The fields, off Retford Road, Woodhouse Mill, have been protected under the Queen Elizabeth II Fields In Trust initiative, set up as part of the Diamond Jubilee and which aims to preserve open spaces across the country.

Each field accepted into the scheme has received a commemorative plaque, a royal oak sapling grown from an acorn gathered from a royal estate, and a royal jubilee rose to be planted in the spring.

Members of Woodhouse Mill and Orgreave Community Forum gathered with Sheffield South East MP Clive Betts, Sheffield community forester Leonie Kapadia and more than 20 volunteers to plant the oak.

The ceremony had been delayed from January due to icy weather.
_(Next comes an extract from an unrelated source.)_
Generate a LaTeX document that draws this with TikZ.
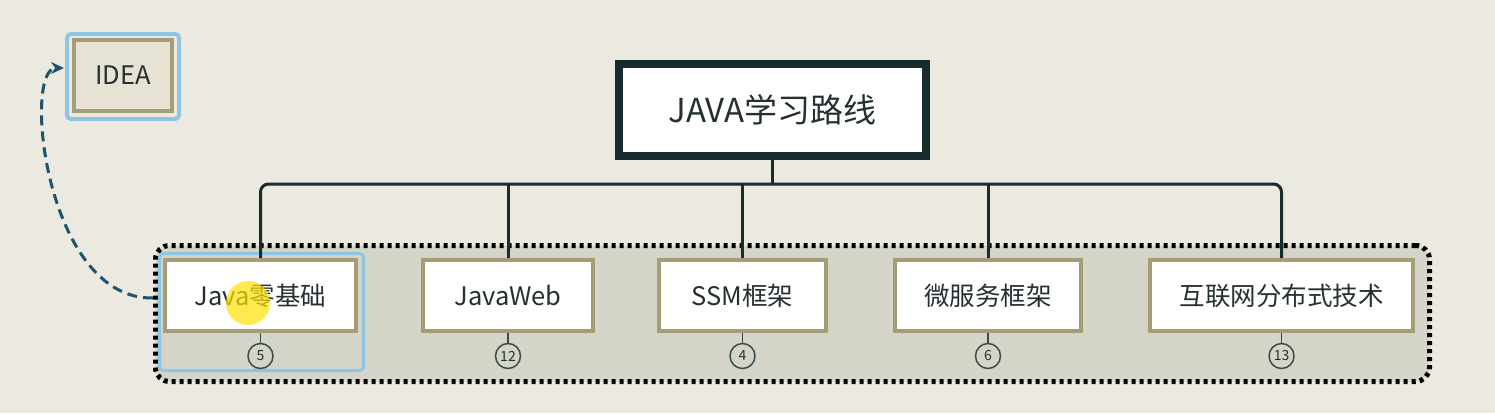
\documentclass[tikz,border=0pt]{standalone}
\usepackage{fontspec}
\setmainfont{Noto Sans CJK SC}
\usetikzlibrary{arrows.meta}
\definecolor{bgc}{RGB}{236,234,224}
\definecolor{grpfill}{RGB}{212,213,200}
\definecolor{tan}{RGB}{166,156,118}
\definecolor{dark}{RGB}{22,44,46}
\definecolor{txt}{RGB}{38,48,50}
\definecolor{selblue}{RGB}{140,198,228}
\definecolor{ideafill}{RGB}{230,226,212}
\definecolor{dashc}{RGB}{30,82,110}
\tikzset{
  child/.style={draw=tan, line width=4pt, fill=white, minimum width=#1, minimum height=71pt, inner sep=0pt, text=txt, font=\fontsize{25.5}{27}\selectfont},
  conn/.style={draw=dark, line width=3pt, rounded corners=8pt},
  numc/.style={circle, draw=dark!85, line width=1.5pt, fill=grpfill, minimum size=25pt, inner sep=0pt, text=txt, font=\fontsize{14}{15}\selectfont},
  stub/.style={draw=dark!85, line width=1.5pt},
}
\begin{document}
\begin{tikzpicture}[x=1pt,y=-1pt]
\fill[bgc] (0,0) rectangle (1495,413);
\useasboundingbox (0,0) rectangle (1495,413);
% group
\node[draw=black, fill=grpfill, line width=5pt, dash pattern=on 4pt off 4pt, rounded corners=14pt, minimum width=1274pt, minimum height=136pt, inner sep=0pt] (grp) at (792.5,313.5) {};
% selection highlight
\node[draw=selblue, line width=3pt, rounded corners=4pt, minimum width=204pt, minimum height=117pt, inner sep=0pt] (sel) at (261.5,312) {};
% root
\node[draw=dark, line width=8pt, fill=white, minimum width=307pt, minimum height=92pt, inner sep=0pt, text=txt, font=\fontsize{33}{35}\selectfont] (root) at (772.5,110) {JAVA学习路线};
% children
\node[child=191pt] (c1) at (260.5,295.5) {Java零基础};
\node[child=170pt] (c2) at (508,295.5) {JavaWeb};
\node[child=167pt] (c3) at (742.5,295.5) {SSM框架};
\node[child=186pt] (c4) at (988,295.5) {微服务框架};
\node[child=263pt] (c5) at (1281.5,295.5) {互联网分布式技术};
\coordinate (bus) at (0,184);
\draw[conn] (root.south) -- (root.south |- bus);
\draw[conn] (c1.north) |- (bus -| c5.north) -- (c5.north);
\draw[conn] (c2.north) -- (c2.north |- bus);
\draw[conn] (c3.north) -- (c3.north |- bus);
\draw[conn] (c4.north) -- (c4.north |- bus);
% number circles
\node[numc] (n1) at (c1.south |- 0,356) {5};
\node[numc] (n2) at (c2.south |- 0,356) {12};
\node[numc] (n3) at (c3.south |- 0,356) {4};
\node[numc] (n4) at (c4.south |- 0,356) {6};
\node[numc] (n5) at (c5.south |- 0,356) {13};
\foreach \i in {1,...,5} \draw[stub] (c\i.south) -- (n\i.north);
% IDEA
\node[draw=selblue, line width=4pt, rounded corners=4pt, minimum width=112pt, minimum height=85pt, inner sep=0pt] (ideasel) at (123,76.5) {};
\node[draw=tan, line width=4pt, fill=ideafill, minimum width=98pt, minimum height=71pt, inner sep=0pt, text=txt, font=\fontsize{25.5}{27}\selectfont] (idea) at (123,75.5) {IDEA};
% dashed link
\coordinate (dstart) at (grp.west |- 0,298);
\draw[dashc, line width=3pt, dash pattern=on 10pt off 6pt, -{Stealth[length=13pt,width=12pt,sep=1pt]}] (dstart) .. controls (45,300) and (22,68) .. (ideasel.west |- 0,68);
% cursor highlight
\fill[yellow!85!orange, opacity=0.7] (248,303) circle (22pt);
\end{tikzpicture}
\end{document}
Mr Hutchinson said: “I am just happy that we have the field protected in trust and that everyone played their part in obtaining a goal which had looked impossible three years ago when the road plans were first revealed.”

The playing fields at Woodhouse Mill had been threatened by Rotherham Council’s plans to build a road across part of the site, to link the new Waverley housing development with the A57.
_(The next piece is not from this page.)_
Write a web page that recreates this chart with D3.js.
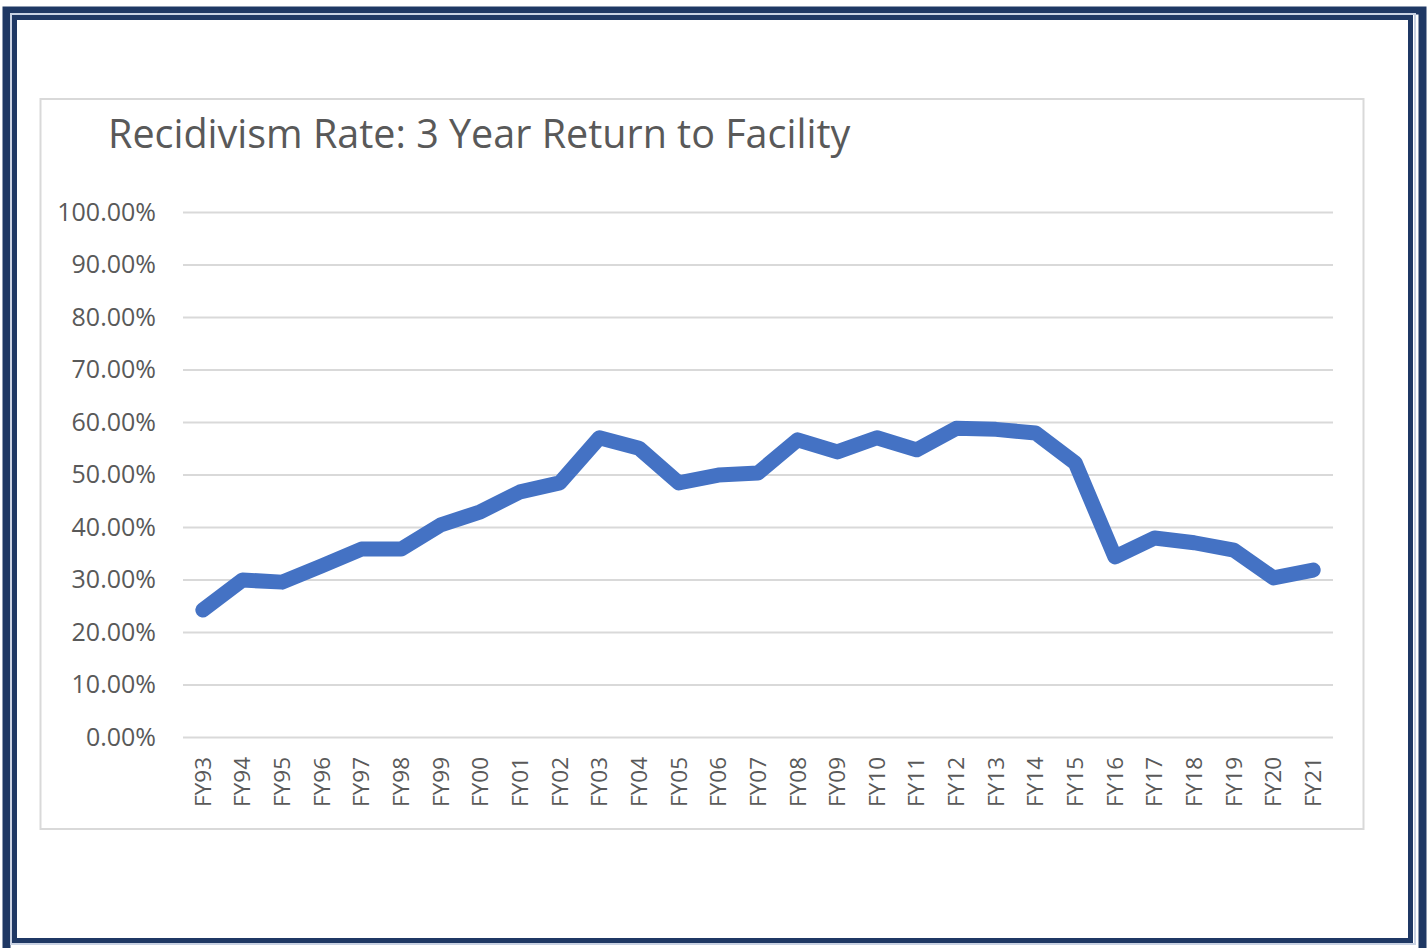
<!DOCTYPE html>
<html>
<head>
<meta charset="utf-8">
<script src="https://cdn.jsdelivr.net/npm/d3@7"></script>
<style>
  body { margin: 0; background: #fff; }
  text { font-family: "Open Sans", "Noto Sans", sans-serif; fill: #595959; }
</style>
</head>
<body>
<div id="chart"></div>
<script>
// fiscal years on the x axis
var years = ["FY93","FY94","FY95","FY96","FY97","FY98","FY99","FY00","FY01","FY02",
             "FY03","FY04","FY05","FY06","FY07","FY08","FY09","FY10","FY11","FY12",
             "FY13","FY14","FY15","FY16","FY17","FY18","FY19","FY20","FY21"];
// 3 year return rate, percent
var rates = [24.2, 29.9, 29.5, 32.6, 35.8, 35.8, 40.4, 42.9, 46.7, 48.4,
             57.0, 55.0, 48.4, 49.9, 50.3, 56.6, 54.3, 57.0, 54.7, 58.8,
             58.6, 57.9, 52.2, 34.3, 37.9, 37.0, 35.6, 30.3, 31.8];
var yTicks = [0, 10, 20, 30, 40, 50, 60, 70, 80, 90, 100];
var title = "Recidivism Rate: 3 Year Return to Facility";

var W = 1428, H = 948;
var margin = {top: 212, right: 95, bottom: 211, left: 183},
    width = W - margin.left - margin.right,
    height = H - margin.top - margin.bottom;

var svg = d3.select("#chart").append("svg")
  .attr("width", W)
  .attr("height", H);

// navy double frame
svg.append("rect").attr("x", 6.5).attr("y", 10.5).attr("width", 1416).attr("height", 946)
  .attr("fill", "none").attr("stroke", "#1f3864").attr("stroke-width", 8);
svg.append("rect").attr("x", 11).attr("y", 14).attr("width", 1404).attr("height", 930)
  .attr("fill", "none").attr("stroke", "#c9d2e3").attr("stroke-width", 2);
svg.append("rect").attr("x", 14.5).attr("y", 17.5).attr("width", 1396).attr("height", 923)
  .attr("fill", "none").attr("stroke", "#1f3864").attr("stroke-width", 5);

// chart area box
svg.append("rect").attr("x", 40.5).attr("y", 99).attr("width", 1323).attr("height", 730)
  .attr("fill", "#fff").attr("stroke", "#d9d9d9").attr("stroke-width", 2);

svg.append("text")
  .attr("x", 108).attr("y", 148)
  .style("font-size", "39.5px")
  .text(title);

var g = svg.append("g")
  .attr("transform", "translate(" + margin.left + "," + margin.top + ")");

var x = d3.scaleBand().domain(years).range([0, width]);
var y = d3.scaleLinear().domain([0, 100]).range([height, 0]);

// gridlines + labels
var yAxis = g.append("g")
  .call(d3.axisLeft(y).tickValues(yTicks).tickSize(-width).tickPadding(27)
    .tickFormat(function(d) { return d.toFixed(2) + "%"; }));
yAxis.select(".domain").remove();
yAxis.selectAll("line").attr("stroke", "#d9d9d9").attr("stroke-width", 2);
yAxis.selectAll("text").style("font-size", "25px").attr("fill", "#595959")
  .style("font-family", "'Open Sans', sans-serif");

var xAxis = g.append("g")
  .attr("transform", "translate(0," + height + ")")
  .call(d3.axisBottom(x).tickSize(0).tickPadding(0));
xAxis.select(".domain").remove();
xAxis.selectAll("text")
  .style("font-size", "22.5px").attr("fill", "#595959")
  .style("font-family", "'Open Sans', sans-serif")
  .attr("text-anchor", "end")
  .attr("dy", "0.35em")
  .attr("transform", "translate(0,20) rotate(-90)")
  .attr("x", 0).attr("y", 0);

var line = d3.line()
  .x(function(d, i) { return x(years[i]) + x.bandwidth() / 2; })
  .y(function(d) { return y(d); });

g.append("path")
  .datum(rates)
  .attr("d", line)
  .attr("fill", "none")
  .attr("stroke", "#4472c4")
  .attr("stroke-width", 15)
  .attr("stroke-linejoin", "round")
  .attr("stroke-linecap", "round");
</script>
</body>
</html>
A row of houses on Retford Road was also under threat.

But residents led by Derek Hutchinson and former Sheffield Steelers ice hockey player Gavin Farrand campaigned against the road and to protect the fields.

Their bid for the site to become a QEII Field In Trust was backed by members of Sheffield Council.

After the campaign against the planned road, the Government has decided it will not provide the £12.5 million of funding needed to build it.

Rotherham Council said that, without the road, it predicts congestion in surrounding areas from people heading to and from Waverley once the new homes are built.

But residents, including Mr Hutchinson, said the council should have considered an alternative route.